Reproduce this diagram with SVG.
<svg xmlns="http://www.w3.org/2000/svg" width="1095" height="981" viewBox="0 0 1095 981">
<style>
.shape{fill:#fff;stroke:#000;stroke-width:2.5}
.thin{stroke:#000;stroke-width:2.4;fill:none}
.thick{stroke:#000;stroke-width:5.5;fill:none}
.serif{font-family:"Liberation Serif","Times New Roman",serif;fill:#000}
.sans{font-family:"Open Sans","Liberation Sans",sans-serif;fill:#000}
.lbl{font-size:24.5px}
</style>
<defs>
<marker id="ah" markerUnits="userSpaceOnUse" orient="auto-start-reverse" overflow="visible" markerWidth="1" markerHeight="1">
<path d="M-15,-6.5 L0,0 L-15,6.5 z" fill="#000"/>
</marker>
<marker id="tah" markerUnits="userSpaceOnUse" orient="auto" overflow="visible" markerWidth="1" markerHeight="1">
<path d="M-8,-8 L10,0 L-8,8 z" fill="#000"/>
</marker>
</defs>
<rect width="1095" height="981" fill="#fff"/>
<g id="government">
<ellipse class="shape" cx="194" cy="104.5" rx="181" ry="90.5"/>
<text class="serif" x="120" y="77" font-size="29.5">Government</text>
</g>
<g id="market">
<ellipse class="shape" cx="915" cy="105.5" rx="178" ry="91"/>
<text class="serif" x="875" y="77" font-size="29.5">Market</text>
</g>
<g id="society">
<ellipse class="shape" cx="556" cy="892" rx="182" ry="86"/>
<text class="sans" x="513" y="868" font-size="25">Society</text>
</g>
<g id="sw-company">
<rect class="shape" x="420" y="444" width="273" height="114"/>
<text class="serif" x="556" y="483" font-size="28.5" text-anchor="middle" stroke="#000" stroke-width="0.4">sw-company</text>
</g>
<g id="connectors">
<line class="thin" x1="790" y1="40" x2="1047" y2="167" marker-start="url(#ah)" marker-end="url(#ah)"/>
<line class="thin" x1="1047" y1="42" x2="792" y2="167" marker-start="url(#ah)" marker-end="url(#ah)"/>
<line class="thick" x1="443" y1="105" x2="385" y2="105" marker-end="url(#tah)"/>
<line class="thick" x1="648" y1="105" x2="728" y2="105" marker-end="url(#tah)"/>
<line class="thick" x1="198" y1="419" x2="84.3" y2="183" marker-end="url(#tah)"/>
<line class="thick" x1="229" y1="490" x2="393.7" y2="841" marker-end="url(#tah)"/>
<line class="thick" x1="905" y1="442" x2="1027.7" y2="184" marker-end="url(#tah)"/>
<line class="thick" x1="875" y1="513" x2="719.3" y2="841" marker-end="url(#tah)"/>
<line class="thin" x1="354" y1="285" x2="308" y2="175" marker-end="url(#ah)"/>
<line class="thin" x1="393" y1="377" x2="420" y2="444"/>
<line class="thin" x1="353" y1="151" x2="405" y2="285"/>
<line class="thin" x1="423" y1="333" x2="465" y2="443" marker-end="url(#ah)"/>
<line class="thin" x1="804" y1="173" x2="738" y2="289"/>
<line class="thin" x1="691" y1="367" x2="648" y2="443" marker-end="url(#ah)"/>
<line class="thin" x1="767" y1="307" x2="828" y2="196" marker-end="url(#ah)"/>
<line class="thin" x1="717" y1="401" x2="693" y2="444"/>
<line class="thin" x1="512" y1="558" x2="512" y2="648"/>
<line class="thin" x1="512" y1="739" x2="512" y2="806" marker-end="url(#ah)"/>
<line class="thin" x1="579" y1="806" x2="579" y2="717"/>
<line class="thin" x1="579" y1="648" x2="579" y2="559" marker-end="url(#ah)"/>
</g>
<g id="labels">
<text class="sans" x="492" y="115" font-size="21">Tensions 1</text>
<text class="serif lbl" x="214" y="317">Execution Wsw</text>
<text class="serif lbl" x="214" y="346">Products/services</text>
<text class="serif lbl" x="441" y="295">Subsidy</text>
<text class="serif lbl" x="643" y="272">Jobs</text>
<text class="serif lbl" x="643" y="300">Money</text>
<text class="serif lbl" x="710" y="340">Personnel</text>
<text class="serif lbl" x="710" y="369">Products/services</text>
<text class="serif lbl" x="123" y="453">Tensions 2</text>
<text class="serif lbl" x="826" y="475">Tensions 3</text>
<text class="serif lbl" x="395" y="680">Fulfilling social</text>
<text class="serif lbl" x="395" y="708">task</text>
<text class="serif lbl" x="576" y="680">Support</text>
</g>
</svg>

--------------------------------------------------

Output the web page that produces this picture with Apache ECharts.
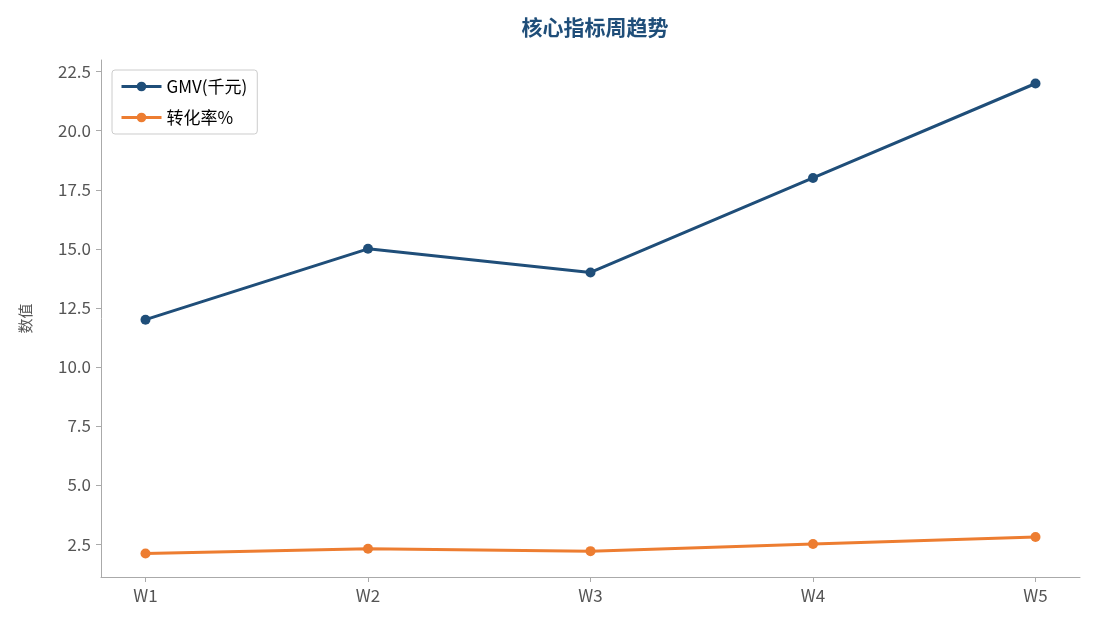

--------------------------------------------------

• **Work to do**
The lines to collect are those holding the string "this"; copy them all.

• **Correct output**
Reproduce this diagram with SVG.
Output the web page that produces this picture with Apache ECharts.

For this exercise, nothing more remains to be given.